Anyways, the longer I do this, the more futile it seems, the more necessary it feels that I continue to do it. Which is oddly appropriate considering that one song you made, late in Act 2, Just This Way. It really got its hooks into me… it took my breath away. How much of a flex was that, by the way? Usually turns like that are saved for the protagonist, and you sly devils… you flipped the script. You gave it to someone else, and still made it about her. About both of them. About all of us. And you broke my heart. You just ripped it in two, you bastards. What a wonderfully satisfying, humanizing counterpoint to a world that so frequently compared humans to machines. I see what you did there, you sly, sly devils.
the longer I do this, the more futile it seems, the more necessary it feels that I continue to do it
Anyway, I write this the day after I saw your show, (which by some beautiful poetry was also Tamara Lempicka’s birthday) and I’m still thinking about it. And lamenting the conversations we’ll have lost due to it’s too-soon closing. Which is the second highest praise I can give any show next to wanting to write about it- that I’m still thinking about it. So thanks for both of those things. And for reminding me that new musicals can be fucking awesome.

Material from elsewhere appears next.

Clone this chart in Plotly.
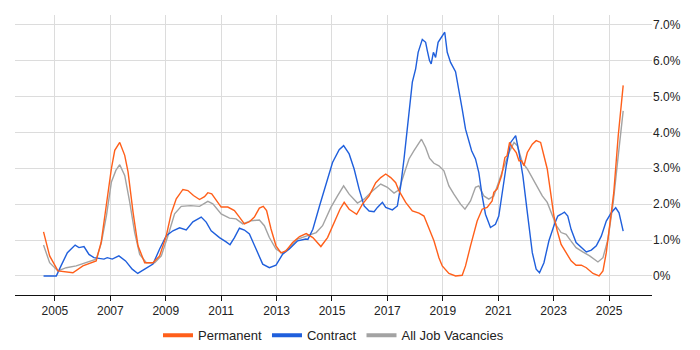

I spend a huge amount of time these days reading and “evaluating” new musicals, more so than I do writing them, regrettably. This was never my ambition, but whenever I’m asked to evaluate, I don’t feel I have any choice because “what if the guy they wind up getting doesn’t know when he doesn’t know? What if his response to a show that is entirely out of his experience (or heaven forbid was not even made for him) is to downvote it?” It’s happened before. It’s happened to me before. I can’t have it happen again any more than I can’t not jump to my feet and cheer when the curtain goes down on one that has made it to the Great [and very] White Way. Which is where you’d have found me last night at 9:45pm. On my feet, cheering my god damn face off for the two of you and your incredibly gifted cast and creative team. Yes, your run was pre-maturely cut short. But you ran. And that is everything. I won’t forget that. So congratulations again, and thank you.
Love,
Post Script:
You must tell me someday how your lighting designer made that gorgeous blue happen at the end of Act 1. It was mesmerizing and magical and I can’t believe more people aren’t talking about it. I thought I’d imagined it until Laura and I talked about it at intermission. It was like I blinked, and then it was just happening. And then it was happened and I was left feeling vaguely blessed that I’d even seen it at all in the first place. Astounding and appropriate.